From: John <john-xsl-list@xxxxxxxx>
Date: Tue, 26 Oct 2004 14:17:43 -0700
xpath statements
Sorry again, I am relatively new to XSL. I am trying to put together of events as a table by outputting a list of items in each cell by executing queries such as the following (this is actually simplified):

select="$newshome/item[@key='recurring']/item[@template='event'][( @yearspecific, . ) != 1 and substring( @date, 5, 4 ) = $moday ) or ( @yearspecific = 1 and substring( @date, 1, 8 ) = $date )] | $newshome/item[@key='recurring']/item[@key=$year]/item[@template='event'][( @yearspecific != 1 and substring( @date, 5, 4 ) = $moday ) or ( @yearspecific = 1 and substring( @date, 1, 8 ) = $date )]

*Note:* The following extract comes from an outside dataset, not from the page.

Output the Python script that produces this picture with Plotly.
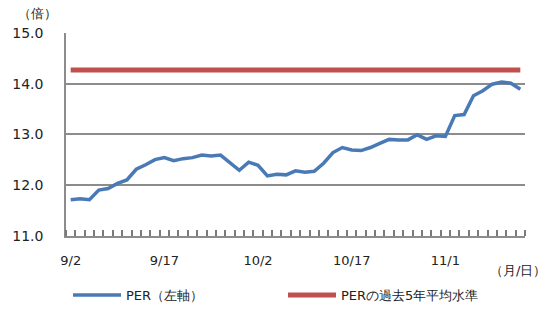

Is it just my syntax/logic that's bad or is there some better way I could/should do this? The requirements for including events for a date are actually pretty complex - this is just one of a series of queries (which I would be happy to share!) to get events for a date. Are long XPath statements always bad, other than just the possible readability issue?

The calendar does have performance issues and I will probably rewrite it in .NET. Would you expect XSL extensions to be helpful here, or just use pure .NET (maybe an ASCX) or something I'm not thinking of?

I probably need to convert this to CSS positioning and I'm not sure if that would help with the problem or make it harder.